Studies have shown that if you’re disabled, you are at a higher risk of drug and alcohol abuse than the general population. According to the Department of Health and Human Services, Office of Disability, 10 percent of the population has problems with alcohol and 5 percent have problems with drugs. Unfortunately, people with disabilities have drug and alcohol issues as much as four times the rate of the general population. That number increases to about 50 percent of severely disabled people, such as those who have spinal cord or traumatic brain injuries, amputations or mental illnesses.
There are a variety of factors that contribute to this:
- Because many disabled people take pain medications and relaxants, they are more readily available. Using them on a regular and prolonged basis also increases the possibility of dependence or misuse.
- Disabled people are often limited in their mobility, and therefore more likely to turn to medications for pain relief, lessening the feelings of social isolation or depression.
- There’s a higher probability that those around a disabled person such as a caregiver or a family member may be a medication enabler. Doctors routinely overprescribe pain medications and family members, often times subconsciously or through lack of education, overmedicate a disabled family member.
Healthy individuals face a string of challenges trying to kick substance abuse, but for the disabled, the stakes are raised even more. Prolonged exposure to alcohol and drugs can have severe health consequences including internal organ damage, malnutrition, and increased likelihood of bone fractures and infections, among other maladies.
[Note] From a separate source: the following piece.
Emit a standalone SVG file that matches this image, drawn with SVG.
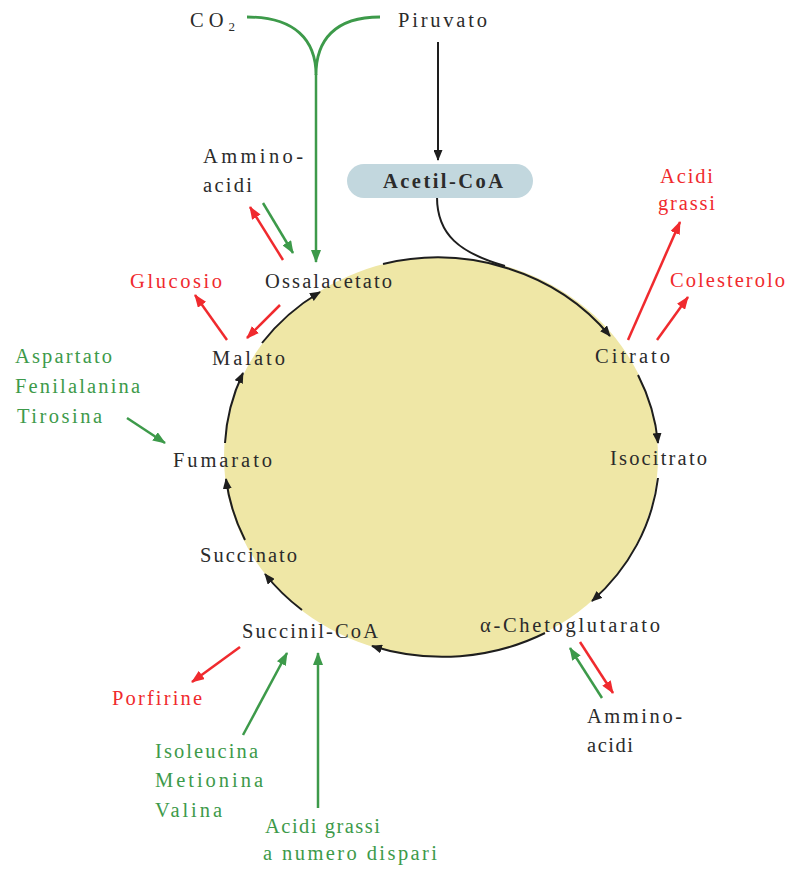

The disabilities that are contributing factors to increased drug and alcohol abuse are also the same barriers to treatment. People with disabilities face challenges in accessing treatment programs, from initially learning about them to physically being able to be transported to them on a regular basis, as well as many other limiting issues.
But the good news is, resources to help the disabled deal with drug and alcohol abuse are available.
The U.S. Department of Labor, in conjunction with 21 federal agency partners, operates Disability.gov. This is a comprehensive site that offers information and resources on a wide range of disability programs and services. One of the main areas on the site is a guide to Health Information and Resources which also includes substance abuse resources. Because the site is a clearinghouse for information, visitors are redirected to specific agencies and providers to get the help they need.
One of the more notable organizations offering assistance is the National Association on Alcohol, Drugs and Disability. Through an aggressive effort to share information, NAADD’s mission is to connect the disabled with support organizations who can help access resources and recovery programs. NAADD also advocates to policy makers about the special needs that the disabled have in recovery, bringing greater awareness to a chronic and considerable issue.
The question sometimes arises as to whether or not a person can collect Social Security Disability if they have a drug abuse problem. The short answer is maybe.
If a person meets the requirements to be considered disabled and they have a drug problem, if that drug problem is not related to the disability, then the answer is yes. For example, if a person has cancer but is also addicted to alcohol, then Social Security should approve disability payments.
But if a person applies for disability benefits for a condition such as emphysema and is addicted to cigarettes, Social Security will consider that a contributing factor to the emphysema and deny a claim.
If you are not currently addicted to drugs or alcohol, but have a history of abuse, you may or may not be able to gain approval of a claim. Under this circumstance, it can be advisable to retain an attorney to review your medical records to help you make your best case to Social Security officials.